The Longman Dictionary of contemporary English defines education as “the process by which your mind develops through learning at school, college or university; the knowledge and skills you gain from being taught.”
Education is critical to the development of countries. Most of the first world countries are technologically advanced, and they owe their breakthrough and successes in the field of science and technology to robust and functional educational systems. Think of Japan and China, USA and Germany – these are developed economies. Their automobile and electrical products find markets in Nigeria and other African countries. They earn much revenue by exporting their products and goods to other countries, which boosts their economies. Their thriving economies are driven by both the implementation of prudent economic policies and technological innovations evolved by their citizens. But technological breakthroughs and inventions are achieved by students where the educational systems are virile and functional.
Here in Nigeria, mechanical engineers can’t repair their cars, not to talk of manufacturing simple tools. The economy is solely based on crude oil revenues. The nation’s inability to diversify the economy is intrinsically linked to its dysfunctional education system. So, what are the problems bedevilling Nigeria’s education system?
First, government’s budgetary allocation to education falls short of the UN stipulation. Due to paucity of funds, lecturers can’t access fund to carry out researches. Educational problems can’t be addressed when there is little money for running the sector. Some state-owned universities are utterly neglected and grossly under-funded. These institutions are better described as “glorified secondary schools”. Are their libraries well-stocked with the most recent books in diverse fields of study? Do they have enough lecture-halls that can hold students during lecture periods? Do they have teaching facilities, instructional materials and equipment for running some science-based courses? These are issues that impede the smooth transmission of knowledge from lecturers to students. Acquisition of knowledge by students can’t take place in schools where there is a dearth of facilities.
Equally, not long ago, teachers and lecturers embarked on industrial action to agitate for either increase in their salary or the implementation of a new salary scale, which led to stoppage of academic activities. As a consequence, the school calendar was altered, and the students stayed longer in schools than stipulated. As a way out, the issues that cause teachers to embrace industrial action instead of using other alternatives to settle their problems with government should be addressed.
But it is an open secret that teachers’ welfare is at the root of the strike actions. So, government and private school owners should not treat teachers’ welfare with levity. Teachers groom our future leaders. A poorly remunerated teacher can’t perform optimally.
But while blaming government, teachers also should share in the blame as many of them engage in multifarious unethical and corrupt deeds. In some universities, lecturers trade high grades for sex or money. This is the reason many lazy students graduate with classes of degrees they can’t defend.
Examination malpractice is very rampant in many schools in the country, especially during SSCE, NECO and UTME examinations.

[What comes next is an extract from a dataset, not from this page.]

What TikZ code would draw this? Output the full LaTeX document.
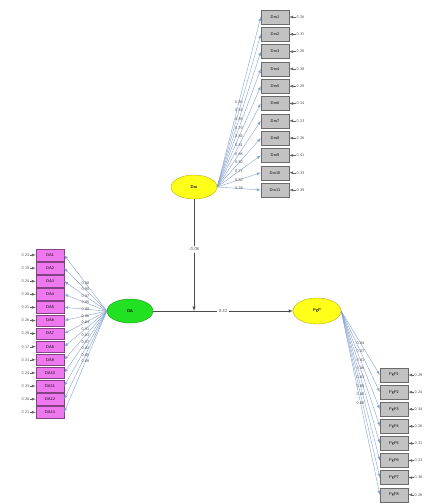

At times, some parents even offer school principals monetary inducement to help their children/wards during these exams. Surrogate and mercenary students are smuggled into examination halls to write examinations for the students. This leads to the bastardisation of the educational system. As a result, the grades that show on our certificates do not often mirror our abilities and level of knowledge, for which reason certificates obtained in Nigeria are treated with disdain outside Nigeria.
If government can curb the menace of examination malpractice during internal and external examinations, then those who are not qualified to gain admission into universities will be barred. This measure can reduce the population of cult members in our schools and make our campuses safe and conducive for learning.
As there are students who are not supposed to be in tertiary institutions, so are there teachers who are not worth their onions. In some states of the federation, the methods of recruiting teachers into secondary school are not stringent, transparent, and fair. People who boast of their relationship with political leaders are offered teaching jobs at the expense of better qualified ones. The factors of cronyism, nepotism, and bribery and corruption determine those who will land teaching jobs.
Furthermore, there’s been a proliferation of private schools across the country in recent times. While this in itself is not bad, it is sad that some of these schools are not fit to be called schools. Their owners run them solely as money-making ventures without caring about the quality of education the students receive. These schools lack libraries, science and technology equipment and sports fields. Worse still, some of their teachers are ill-educated and therefore ill-equipped for the task. Certainly, when a blind man leads another blind man, both of them will fall into a pit. Teachers, both in private and government schools, should be re-trained from time to time so that they would gain more knowledge and be able to perform optimally.
Finally, government should step up its regulation of privately-owned schools as this would ensure that only schools that meet the minimum required standards are left to stand.